## START Information shown
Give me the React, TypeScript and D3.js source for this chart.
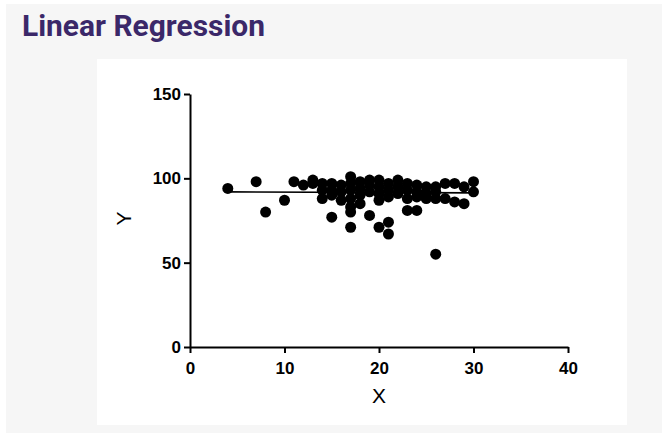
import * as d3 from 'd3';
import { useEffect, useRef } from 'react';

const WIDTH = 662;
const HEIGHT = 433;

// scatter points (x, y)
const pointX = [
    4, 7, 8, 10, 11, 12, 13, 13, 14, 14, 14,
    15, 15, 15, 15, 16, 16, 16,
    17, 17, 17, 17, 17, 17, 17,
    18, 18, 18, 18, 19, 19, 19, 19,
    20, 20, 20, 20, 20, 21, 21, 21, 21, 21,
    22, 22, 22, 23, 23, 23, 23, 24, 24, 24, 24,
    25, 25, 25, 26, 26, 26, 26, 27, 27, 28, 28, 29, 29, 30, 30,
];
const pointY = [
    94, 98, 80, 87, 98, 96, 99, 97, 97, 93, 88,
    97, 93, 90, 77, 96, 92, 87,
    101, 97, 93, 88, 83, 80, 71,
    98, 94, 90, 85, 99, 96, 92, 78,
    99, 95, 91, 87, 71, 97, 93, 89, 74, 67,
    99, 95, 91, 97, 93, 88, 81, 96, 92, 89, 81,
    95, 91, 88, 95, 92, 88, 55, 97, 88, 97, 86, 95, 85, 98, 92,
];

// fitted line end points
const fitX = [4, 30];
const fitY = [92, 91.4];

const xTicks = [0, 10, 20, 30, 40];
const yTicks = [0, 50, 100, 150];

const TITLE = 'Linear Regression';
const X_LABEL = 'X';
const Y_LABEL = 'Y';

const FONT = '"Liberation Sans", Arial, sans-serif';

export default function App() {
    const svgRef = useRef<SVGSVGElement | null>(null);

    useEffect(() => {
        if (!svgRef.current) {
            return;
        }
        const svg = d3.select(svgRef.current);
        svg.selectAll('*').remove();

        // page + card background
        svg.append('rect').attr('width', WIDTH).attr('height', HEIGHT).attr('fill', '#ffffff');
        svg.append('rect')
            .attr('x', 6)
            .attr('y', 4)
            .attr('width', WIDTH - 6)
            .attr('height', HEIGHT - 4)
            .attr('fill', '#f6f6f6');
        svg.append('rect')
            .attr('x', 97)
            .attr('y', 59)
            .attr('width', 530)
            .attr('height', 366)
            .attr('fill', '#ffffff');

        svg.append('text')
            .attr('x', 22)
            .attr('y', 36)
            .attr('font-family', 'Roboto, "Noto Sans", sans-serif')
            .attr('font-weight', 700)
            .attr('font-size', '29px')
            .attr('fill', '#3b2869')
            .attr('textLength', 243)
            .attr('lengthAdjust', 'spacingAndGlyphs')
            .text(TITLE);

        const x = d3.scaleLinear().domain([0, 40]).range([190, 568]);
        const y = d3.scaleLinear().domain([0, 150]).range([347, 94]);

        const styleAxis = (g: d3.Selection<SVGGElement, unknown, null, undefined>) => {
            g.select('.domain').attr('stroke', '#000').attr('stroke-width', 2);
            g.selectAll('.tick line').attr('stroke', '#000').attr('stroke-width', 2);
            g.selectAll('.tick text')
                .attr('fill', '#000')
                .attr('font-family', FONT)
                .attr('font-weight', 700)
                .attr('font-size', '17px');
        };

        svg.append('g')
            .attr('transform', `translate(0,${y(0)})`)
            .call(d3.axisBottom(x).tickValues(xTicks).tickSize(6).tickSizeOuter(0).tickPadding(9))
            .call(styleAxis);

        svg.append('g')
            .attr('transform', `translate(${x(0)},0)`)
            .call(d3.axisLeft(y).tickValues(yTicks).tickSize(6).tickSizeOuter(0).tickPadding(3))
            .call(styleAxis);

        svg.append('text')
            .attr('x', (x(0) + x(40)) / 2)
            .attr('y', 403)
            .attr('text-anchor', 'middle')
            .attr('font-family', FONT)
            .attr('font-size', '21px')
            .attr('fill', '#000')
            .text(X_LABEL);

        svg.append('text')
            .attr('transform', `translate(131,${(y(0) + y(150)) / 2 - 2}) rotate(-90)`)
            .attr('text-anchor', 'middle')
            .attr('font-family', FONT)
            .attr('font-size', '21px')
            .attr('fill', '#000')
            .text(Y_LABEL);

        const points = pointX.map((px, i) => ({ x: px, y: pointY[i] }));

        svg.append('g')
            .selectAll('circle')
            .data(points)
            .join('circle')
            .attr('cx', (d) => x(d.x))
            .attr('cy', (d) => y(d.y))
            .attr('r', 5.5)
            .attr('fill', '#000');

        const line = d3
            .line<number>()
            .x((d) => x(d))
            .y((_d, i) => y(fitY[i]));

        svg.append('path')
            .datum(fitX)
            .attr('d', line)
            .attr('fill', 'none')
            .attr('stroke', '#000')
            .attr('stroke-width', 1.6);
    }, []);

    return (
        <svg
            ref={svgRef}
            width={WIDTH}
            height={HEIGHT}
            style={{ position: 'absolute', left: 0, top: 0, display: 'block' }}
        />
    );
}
## END Information shown
* **Exercise directions**: Transcribe the material exactly, leaving every picture out.

* **The result**:
Give me the React, TypeScript and D3.js source for this chart.
import * as d3 from 'd3';
import { useEffect, useRef } from 'react';

const WIDTH = 662;
const HEIGHT = 433;

// scatter points (x, y)
const pointX = [
    4, 7, 8, 10, 11, 12, 13, 13, 14, 14, 14,
    15, 15, 15, 15, 16, 16, 16,
    17, 17, 17, 17, 17, 17, 17,
    18, 18, 18, 18, 19, 19, 19, 19,
    20, 20, 20, 20, 20, 21, 21, 21, 21, 21,
    22, 22, 22, 23, 23, 23, 23, 24, 24, 24, 24,
    25, 25, 25, 26, 26, 26, 26, 27, 27, 28, 28, 29, 29, 30, 30,
];
const pointY = [
    94, 98, 80, 87, 98, 96, 99, 97, 97, 93, 88,
    97, 93, 90, 77, 96, 92, 87,
    101, 97, 93, 88, 83, 80, 71,
    98, 94, 90, 85, 99, 96, 92, 78,
    99, 95, 91, 87, 71, 97, 93, 89, 74, 67,
    99, 95, 91, 97, 93, 88, 81, 96, 92, 89, 81,
    95, 91, 88, 95, 92, 88, 55, 97, 88, 97, 86, 95, 85, 98, 92,
];

// fitted line end points
const fitX = [4, 30];
const fitY = [92, 91.4];

const xTicks = [0, 10, 20, 30, 40];
const yTicks = [0, 50, 100, 150];

const TITLE = 'Linear Regression';
const X_LABEL = 'X';
const Y_LABEL = 'Y';

const FONT = '"Liberation Sans", Arial, sans-serif';

export default function App() {
    const svgRef = useRef<SVGSVGElement | null>(null);

    useEffect(() => {
        if (!svgRef.current) {
            return;
        }
        const svg = d3.select(svgRef.current);
        svg.selectAll('*').remove();

        // page + card background
        svg.append('rect').attr('width', WIDTH).attr('height', HEIGHT).attr('fill', '#ffffff');
        svg.append('rect')
            .attr('x', 6)
            .attr('y', 4)
            .attr('width', WIDTH - 6)
            .attr('height', HEIGHT - 4)
            .attr('fill', '#f6f6f6');
        svg.append('rect')
            .attr('x', 97)
            .attr('y', 59)
            .attr('width', 530)
            .attr('height', 366)
            .attr('fill', '#ffffff');

        svg.append('text')
            .attr('x', 22)
            .attr('y', 36)
            .attr('font-family', 'Roboto, "Noto Sans", sans-serif')
            .attr('font-weight', 700)
            .attr('font-size', '29px')
            .attr('fill', '#3b2869')
            .attr('textLength', 243)
            .attr('lengthAdjust', 'spacingAndGlyphs')
            .text(TITLE);

        const x = d3.scaleLinear().domain([0, 40]).range([190, 568]);
        const y = d3.scaleLinear().domain([0, 150]).range([347, 94]);

        const styleAxis = (g: d3.Selection<SVGGElement, unknown, null, undefined>) => {
            g.select('.domain').attr('stroke', '#000').attr('stroke-width', 2);
            g.selectAll('.tick line').attr('stroke', '#000').attr('stroke-width', 2);
            g.selectAll('.tick text')
                .attr('fill', '#000')
                .attr('font-family', FONT)
                .attr('font-weight', 700)
                .attr('font-size', '17px');
        };

        svg.append('g')
            .attr('transform', `translate(0,${y(0)})`)
            .call(d3.axisBottom(x).tickValues(xTicks).tickSize(6).tickSizeOuter(0).tickPadding(9))
            .call(styleAxis);

        svg.append('g')
            .attr('transform', `translate(${x(0)},0)`)
            .call(d3.axisLeft(y).tickValues(yTicks).tickSize(6).tickSizeOuter(0).tickPadding(3))
            .call(styleAxis);

        svg.append('text')
            .attr('x', (x(0) + x(40)) / 2)
            .attr('y', 403)
            .attr('text-anchor', 'middle')
            .attr('font-family', FONT)
            .attr('font-size', '21px')
            .attr('fill', '#000')
            .text(X_LABEL);

        svg.append('text')
            .attr('transform', `translate(131,${(y(0) + y(150)) / 2 - 2}) rotate(-90)`)
            .attr('text-anchor', 'middle')
            .attr('font-family', FONT)
            .attr('font-size', '21px')
            .attr('fill', '#000')
            .text(Y_LABEL);

        const points = pointX.map((px, i) => ({ x: px, y: pointY[i] }));

        svg.append('g')
            .selectAll('circle')
            .data(points)
            .join('circle')
            .attr('cx', (d) => x(d.x))
            .attr('cy', (d) => y(d.y))
            .attr('r', 5.5)
            .attr('fill', '#000');

        const line = d3
            .line<number>()
            .x((d) => x(d))
            .y((_d, i) => y(fitY[i]));

        svg.append('path')
            .datum(fitX)
            .attr('d', line)
            .attr('fill', 'none')
            .attr('stroke', '#000')
            .attr('stroke-width', 1.6);
    }, []);

    return (
        <svg
            ref={svgRef}
            width={WIDTH}
            height={HEIGHT}
            style={{ position: 'absolute', left: 0, top: 0, display: 'block' }}
        />
    );
}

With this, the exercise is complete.